17) The data harmonization system of claim 16, wherein each of the independent processor is enabled to cause the annotation module, the transformation grouping module, the scanning module and the compiler module to perform said respective predetermined operations simultaneously in a parallel fashion.
18) The data harmonization system of claim 16, wherein the transformation grouping module utilizes soft key correlation to enable the transformation at the dimensional and accordingly the measure level using a mapping file, said mapping file being configured to match specific measure values of columns of tables integral to the annotated and the target scheme and compute a similarity score based on a statistical model derived from a set of features to further classify the values as matching or non matching.

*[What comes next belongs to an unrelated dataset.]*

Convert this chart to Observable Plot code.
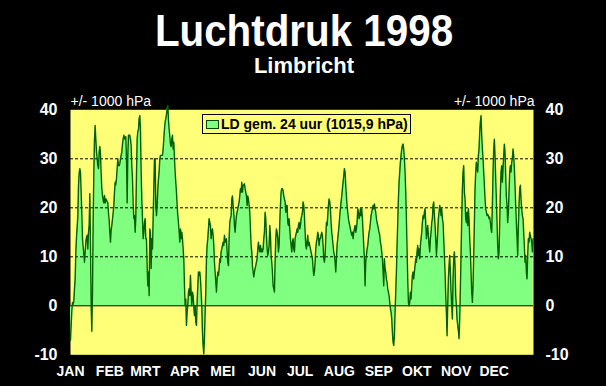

19) The data harmonization system of claim 16, wherein the transformation grouping module constructs a group range index table during grouping to store minimum and maximum values of primary key in the harmonized data for each combination of the k grouping keys.
20) The data harmonization system of claim 16, wherein the compiler module stores the joined data into HBase data store for maintaining newer versions of partially, incompletely or completely harmonized data set by inserting new measures against the same key.